Ces jeunes hommes athlétiques, prêts à monétiser leur apparence avantageuse, portent déjà un nom : les « Kenfluencers » . Et leurs prestations ne se limitent pas à servir des cafés. Sur le réseau Xianyu, plateforme de services entre particuliers, de jeunes hommes (41% ont moins de 25 ans) proposent leurs services dans la rubrique « travail basé sur l'apparence ». En 2024, plus de 9 millions d'utilisateurs ont publié leurs CV accompagnés de leurs photos, déclarant être prêts à accepter toutes sortes de boulots auprès de femmes ayant les moyens : ménage, courses, soutien émotionnel, ou homme de compagnie.
Une tendance qui vient de loin : les « Little Fresh Meat »
Dès 2015 en Chine, l'expression « petits morceaux de viande » désignait déjà de jeunes hommes séduisants qui incarnaient le renouveau des critères masculins de beauté.
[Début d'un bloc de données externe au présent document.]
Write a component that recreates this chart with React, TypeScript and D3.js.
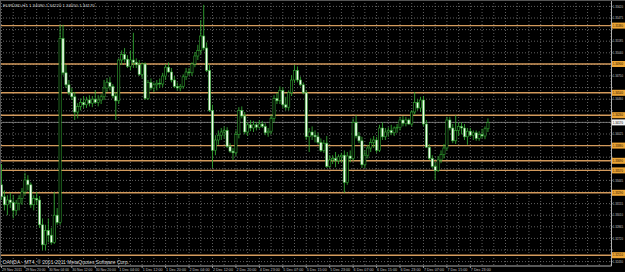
import React from "react";
import * as d3 from "d3";

const symbolName = "EURUSD,H1";
const copyright = "OANDA - MT4, © 2001-2011 MetaQuotes Software Corp.";
const timeLabels = ["29 Nov 2011","29 Nov 20:00","30 Nov 04:00","30 Nov 12:00","30 Nov 20:00","1 Dec 04:00","1 Dec 12:00","1 Dec 20:00","2 Dec 04:00","2 Dec 12:00","2 Dec 20:00","4 Dec 23:00","5 Dec 07:00","5 Dec 15:00","5 Dec 23:00","6 Dec 07:00","6 Dec 15:00","6 Dec 23:00","7 Dec 07:00","7 Dec 15:00","7 Dec 23:00"];

const opens = [1.3339,1.3324,1.3314,1.3320,1.3317,1.3307,1.3316,1.3322,1.3330,1.3345,
1.3339,1.3314,1.3322,1.3320,1.3289,1.3264,1.3282,1.3276,1.3267,1.3301,
1.3292,1.3522,1.3479,1.3464,1.3454,1.3449,1.3430,1.3437,1.3442,1.3439,
1.3445,1.3441,1.3446,1.3442,1.3445,1.3449,1.3460,1.3467,1.3462,1.3450,
1.3444,1.3495,1.3502,1.3496,1.3487,1.3495,1.3492,1.3489,1.3477,1.3490,
1.3447,1.3467,1.3460,1.3464,1.3466,1.3465,1.3475,1.3486,1.3480,1.3470,
1.3462,1.3460,1.3462,1.3474,1.3480,1.3479,1.3490,1.3500,1.3507,1.3525,
1.3510,1.3482,1.3432,1.3382,1.3395,1.3401,1.3405,1.3407,1.3387,1.3381,
1.3379,1.3402,1.3432,1.3425,1.3405,1.3414,1.3410,1.3414,1.3411,1.3415,
1.3412,1.3404,1.3406,1.3422,1.3447,1.3444,1.3457,1.3439,1.3436,1.3454,
1.3470,1.3482,1.3470,1.3464,1.3454,1.3399,1.3405,1.3401,1.3399,1.3392,
1.3382,1.3391,1.3362,1.3370,1.3372,1.3369,1.3374,1.3376,1.3342,1.3375,
1.3372,1.3417,1.3400,1.3394,1.3364,1.3376,1.3385,1.3392,1.3395,1.3382,
1.3410,1.3399,1.3405,1.3407,1.3404,1.3410,1.3411,1.3420,1.3416,1.3420,
1.3415,1.3430,1.3442,1.3435,1.3445,1.3415,1.3386,1.3372,1.3362,1.3357,
1.3370,1.3377,1.3385,1.3420,1.3410,1.3394,1.3407,1.3412,1.3410,1.3399,
1.3406,1.3401,1.3404,1.3397,1.3402,1.3400,1.3409];

const highs = [1.3365,1.3332,1.3326,1.3329,1.3326,1.3320,1.3326,1.3335,1.3354,1.3351,
1.3342,1.3326,1.3330,1.3325,1.3297,1.3289,1.3297,1.3285,1.3330,1.3310,
1.3539,1.3539,1.3489,1.3470,1.3460,1.3455,1.3441,1.3447,1.3450,1.3449,
1.3451,1.3450,1.3457,1.3451,1.3452,1.3470,1.3472,1.3474,1.3465,1.3455,
1.3497,1.3507,1.3510,1.3501,1.3507,1.3529,1.3497,1.3495,1.3492,1.3492,
1.3470,1.3472,1.3467,1.3470,1.3472,1.3479,1.3490,1.3492,1.3485,1.3475,
1.3467,1.3465,1.3477,1.3485,1.3485,1.3492,1.3505,1.3514,1.3545,1.3564,
1.3517,1.3489,1.3439,1.3401,1.3407,1.3410,1.3412,1.3411,1.3391,1.3385,
1.3407,1.3436,1.3437,1.3430,1.3417,1.3420,1.3419,1.3417,1.3420,1.3419,
1.3416,1.3410,1.3426,1.3451,1.3454,1.3462,1.3461,1.3449,1.3457,1.3476,
1.3489,1.3487,1.3474,1.3467,1.3457,1.3410,1.3412,1.3407,1.3404,1.3397,
1.3395,1.3400,1.3376,1.3376,1.3380,1.3377,1.3379,1.3382,1.3380,1.3382,
1.3422,1.3426,1.3405,1.3399,1.3382,1.3389,1.3397,1.3400,1.3399,1.3414,
1.3417,1.3410,1.3411,1.3414,1.3412,1.3415,1.3424,1.3425,1.3424,1.3422,
1.3432,1.3455,1.3446,1.3449,1.3450,1.3420,1.3390,1.3376,1.3367,1.3375,
1.3382,1.3390,1.3424,1.3424,1.3415,1.3426,1.3417,1.3417,1.3415,1.3410,
1.3410,1.3407,1.3407,1.3406,1.3409,1.3412,1.3422];

const lows = [1.3320,1.3307,1.3301,1.3310,1.3297,1.3301,1.3307,1.3314,1.3326,1.3332,
1.3310,1.3307,1.3314,1.3285,1.3257,1.3257,1.3267,1.3264,1.3265,1.3289,
1.3289,1.3476,1.3460,1.3451,1.3445,1.3420,1.3422,1.3432,1.3435,1.3435,
1.3437,1.3436,1.3440,1.3437,1.3440,1.3445,1.3455,1.3457,1.3447,1.3420,
1.3440,1.3489,1.3492,1.3485,1.3482,1.3485,1.3485,1.3475,1.3472,1.3445,
1.3445,1.3457,1.3455,1.3457,1.3460,1.3461,1.3470,1.3479,1.3467,1.3460,
1.3457,1.3456,1.3459,1.3470,1.3476,1.3475,1.3486,1.3495,1.3502,1.3507,
1.3480,1.3430,1.3360,1.3376,1.3389,1.3395,1.3397,1.3385,1.3379,1.3370,
1.3375,1.3397,1.3422,1.3402,1.3400,1.3406,1.3405,1.3407,1.3409,1.3410,
1.3401,1.3399,1.3402,1.3417,1.3440,1.3440,1.3435,1.3432,1.3432,1.3450,
1.3466,1.3467,1.3462,1.3452,1.3395,1.3380,1.3395,1.3392,1.3390,1.3380,
1.3379,1.3360,1.3360,1.3365,1.3361,1.3365,1.3367,1.3329,1.3339,1.3367,
1.3369,1.3397,1.3391,1.3360,1.3360,1.3372,1.3380,1.3385,1.3379,1.3380,
1.3395,1.3395,1.3399,1.3401,1.3400,1.3404,1.3407,1.3412,1.3412,1.3414,
1.3412,1.3427,1.3432,1.3430,1.3412,1.3385,1.3370,1.3360,1.3345,1.3355,
1.3366,1.3372,1.3382,1.3407,1.3391,1.3390,1.3400,1.3402,1.3395,1.3389,
1.3399,1.3395,1.3394,1.3394,1.3397,1.3396,1.3405];

const closes = [1.3324,1.3314,1.3320,1.3317,1.3307,1.3316,1.3322,1.3330,1.3345,1.3339,
1.3314,1.3322,1.3320,1.3289,1.3264,1.3282,1.3276,1.3267,1.3301,1.3292,
1.3522,1.3479,1.3464,1.3454,1.3449,1.3430,1.3437,1.3442,1.3439,1.3445,
1.3441,1.3446,1.3442,1.3445,1.3449,1.3460,1.3467,1.3462,1.3450,1.3444,
1.3495,1.3502,1.3496,1.3487,1.3495,1.3492,1.3489,1.3477,1.3490,1.3447,
1.3467,1.3460,1.3464,1.3466,1.3465,1.3475,1.3486,1.3480,1.3470,1.3462,
1.3460,1.3462,1.3474,1.3480,1.3479,1.3490,1.3500,1.3507,1.3525,1.3510,
1.3482,1.3432,1.3382,1.3395,1.3401,1.3405,1.3407,1.3387,1.3381,1.3379,
1.3402,1.3432,1.3425,1.3405,1.3414,1.3410,1.3414,1.3411,1.3415,1.3412,
1.3404,1.3406,1.3422,1.3447,1.3444,1.3457,1.3439,1.3436,1.3454,1.3470,
1.3482,1.3470,1.3464,1.3454,1.3399,1.3405,1.3401,1.3399,1.3392,1.3382,
1.3391,1.3362,1.3370,1.3372,1.3369,1.3374,1.3376,1.3342,1.3375,1.3372,
1.3417,1.3400,1.3394,1.3364,1.3376,1.3385,1.3392,1.3395,1.3382,1.3410,
1.3399,1.3405,1.3407,1.3404,1.3410,1.3411,1.3420,1.3416,1.3420,1.3415,
1.3430,1.3442,1.3435,1.3445,1.3415,1.3386,1.3372,1.3362,1.3357,1.3370,
1.3377,1.3385,1.3420,1.3410,1.3394,1.3407,1.3412,1.3410,1.3399,1.3406,
1.3401,1.3404,1.3397,1.3402,1.3400,1.3409,1.3417];

const priceTicks = [1.3562,1.35475,1.3533,1.35185,1.3504,1.34895,1.3475,1.34605,1.3446,1.34315,1.3417,1.34025,1.3388,1.33735,1.3359,1.33445,1.333,1.33155,1.3301,1.32865,1.3272,1.32575,1.3243];
const levels = [1.3538,1.3490,1.3454,1.3426,1.3388,1.3369,1.3357,1.3329,1.3251];

export default function App() {
  const W = 625, H = 272;
  const plotR = 611.5, plotB = 266;
  const totalSlots = 208;
  const x = d3.scaleLinear().domain([0, totalSlots]).range([1.5, 611]);
  const y = d3.scaleLinear().domain([1.357, 1.357 - 0.000125 * plotB]).range([0, plotB]);
  const fmt = d3.format(".5f");
  const n = closes.length;
  const bid = closes[n - 1];
  const title = `${symbolName}  ${fmt(opens[n-1])} ${fmt(highs[n-1])} ${fmt(lows[n-1])} ${fmt(closes[n-1])}`;
  const green = "#32a632";
  const orange = "#d39a5c";
  const font = "'Liberation Sans', Arial, sans-serif";
  const vgrid = d3.range(0, totalSlots + 1, 4);
  const boxed = [...levels, bid];
  const visibleTicks = priceTicks.filter((p) => boxed.every((b) => Math.abs(y(b) - y(p)) > 6.2));
  const labelX = 612.8;
  const labelW = 10.2;

  return (
    <div style={{ position: "fixed", left: 0, top: 0, width: W, height: H, background: "#000" }}>
      <svg width={W} height={H} style={{ display: "block", background: "#000" }}>
        <rect x={0} y={0} width={W} height={H} fill="#000" />
        {priceTicks.map((p, i) => (
          <line key={"hg" + i} x1={0} x2={plotR} y1={y(p)} y2={y(p)} stroke="#7a7a7a" strokeWidth={0.8} strokeDasharray="1 2" />
        ))}
        {vgrid.map((k) => (
          <line key={"vg" + k} x1={x(k)} x2={x(k)} y1={0} y2={plotB} stroke="#7a7a7a" strokeWidth={0.8} strokeDasharray="1 2" />
        ))}
        {levels.map((p, i) => (
          <line key={"lv" + i} x1={0} x2={plotR} y1={y(p)} y2={y(p)} stroke={orange} strokeWidth={1.4} />
        ))}
        <line x1={0} x2={plotR} y1={y(bid)} y2={y(bid)} stroke="#8a8a8a" strokeWidth={0.8} />
        {closes.map((c, i) => {
          const o = opens[i];
          const cx = x(i);
          const up = c >= o;
          const top = y(Math.max(o, c));
          const bot = y(Math.min(o, c));
          return (
            <g key={"c" + i}>
              <line x1={cx} x2={cx} y1={y(highs[i])} y2={y(lows[i])} stroke={green} strokeWidth={0.9} />
              <rect x={cx - 1.1} y={top} width={2.2} height={Math.max(bot - top, 0.7)}
                fill={up ? "#000" : "#f2fff0"} stroke={green} strokeWidth={0.6} />
            </g>
          );
        })}
        <line x1={plotR} x2={plotR} y1={0} y2={plotB} stroke="#b0b0b0" strokeWidth={1} />
        <line x1={0} x2={plotR} y1={plotB} y2={plotB} stroke="#b0b0b0" strokeWidth={1} />
        <line x1={0.5} x2={0.5} y1={0} y2={plotB} stroke="#555" strokeWidth={1} />
        <line x1={0} x2={W} y1={0.5} y2={0.5} stroke="#555" strokeWidth={1} />
        {priceTicks.map((p, i) => (
          <line key={"tk" + i} x1={plotR} x2={plotR + 1.2} y1={y(p)} y2={y(p)} stroke="#b0b0b0" strokeWidth={0.8} />
        ))}
        {visibleTicks.map((p, i) => (
          <text key={"pt" + i} x={labelX} y={y(p)} dy="0.35em" fontSize={3.6} fontFamily={font} fill="#c8c8c8"
            textLength={labelW} lengthAdjust="spacingAndGlyphs">{fmt(p)}</text>
        ))}
        {levels.map((p, i) => (
          <g key={"lb" + i}>
            <rect x={plotR + 0.5} y={y(p) - 3} width={W - plotR} height={6} fill="#eda535" />
            <text x={labelX} y={y(p)} dy="0.35em" fontSize={3.6} fontFamily={font} fill="#1a1000"
              textLength={labelW} lengthAdjust="spacingAndGlyphs">{fmt(p)}</text>
          </g>
        ))}
        <rect x={plotR + 0.5} y={y(bid) - 3} width={W - plotR} height={6} fill="#f4f4f4" />
        <text x={labelX} y={y(bid)} dy="0.35em" fontSize={3.6} fontFamily={font} fill="#000"
          textLength={labelW} lengthAdjust="spacingAndGlyphs">{fmt(bid)}</text>
        {timeLabels.map((t, i) => (
          <g key={"tl" + i}>
            <line x1={x(i * 8)} x2={x(i * 8)} y1={plotB} y2={plotB + 2} stroke="#b0b0b0" strokeWidth={0.8} />
            <text x={x(i * 8) + 0.5} y={270.5} fontSize={3.6} fontFamily={font} fill="#c8c8c8"
              textLength={20} lengthAdjust="spacingAndGlyphs">{t}</text>
          </g>
        ))}
        <text x={3} y={7} fontSize={4.3} fontFamily={font} fill="#d8d8d8">{title}</text>
        <text x={2.5} y={264} fontSize={5} fontFamily={font} fill="#d8d8d8">{copyright}</text>
      </svg>
    </div>
  );
}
Grands et galbés comme des athlètes, peau et traits parfaits, à la fois hypervirils et ultra-féminins, ces hommes répondaient aux critères édictés par une nouvelle génération de femmes très présentes sur les réseaux. En 2015, Forbes China lançait même un classement des Little Fresh Meat les plus populaires.
Cette nouvelle esthétique a été bien exploitée par les marques. L'Occitane a par exemple invité le chanteur et acteur Joker Xue à devenir son premier ambassadeur masculin en Chine en octobre 2016. Résultat : lors de la Fête des célibataires (Singles' Day), les ventes en ligne ont bondi de + 70 %. En mai 2017, la marque récidive avec une édition limitée sous l'égide de Luhan, le Justin Bieber chinois : 20 000 produits se sont vendus en 2 minutes sur Tmall. D'autres marques ont suivi : Yang Yang pour Guerlain, Wang Kai pour Estée Lauder... Les « Little Fresh Meat » étaient devenus les égéries masculines les plus efficaces pour vendre des produits... de beauté féminine.
Super nana cherche garçon décoratif
Mais en 2025, l'engouement pour les jolis messieurs prend un tournant radical. L' « économie féminine » (She Economy) chinoise continue de remodeler tous les secteurs d'activité. Les chiffres parlent d'eux-mêmes : avec 624 millions d'utilisatrices d'Internet, les femmes représentent désormais près de 50 % de la population en ligne chinoise et contrôlent plus de 70% des achats domestiques (Alibaba). Par ailleurs, le pouvoir d'achat des femmes explose et leurs goûts s'expriment de manière plus assumée : les plus jeunes d'entre elles veulent affirmer leur « She Power » et rejettent les injonctions traditionnelles, y compris en matière de relations amoureuses.
Contrairement aux « Little Fresh Meat » des années 2010 (célébrités intouchables promues par les marques), les Kenfluencers sont accessibles à la fois physiquement et économiquement. C'est une version "pair-à-pair" d'un girl gaze émergent : n'importe quelle femme peut désormais consommer une présence masculine qui répond à ses critères : un physique et une modalité de relations agréables et sans friction. Pour quelques dizaines de yuans, toutes peuvent s'offrir un café servi par un homme sculpté et gentils, ou louer un "Ken" pour l'accompagner faire ses courses.
Les Kenfluencers sont-ils les pionniers d'une nouvelle égalité ? Ou assiste-t-on simplement à l'extension d'une logique marchande qui transforme désormais les corps masculins en produits de consommation ? Comme le souligne l'influenceuse sino-américaine Jessie Song (+ de 90 000 followers sur TikTok) : « À mesure que la conscience féministe grandit en Chine, davantage de femmes réalisent qu'elle peut devenir une forme de manipulation consumériste. Les marques doivent donc aborder cette tendance avec délicatesse. » La question reste donc ouverte : deux objectifications font-elles une égalité ? Entre émancipation féminine et récupération marchande, le phénomène des Kenfluencers révèle surtout que le modèle chinois, comme le modèle occidental, sait parfaitement transformer toute aspiration sociale en opportunité commerciale – y compris le désir d'égalité.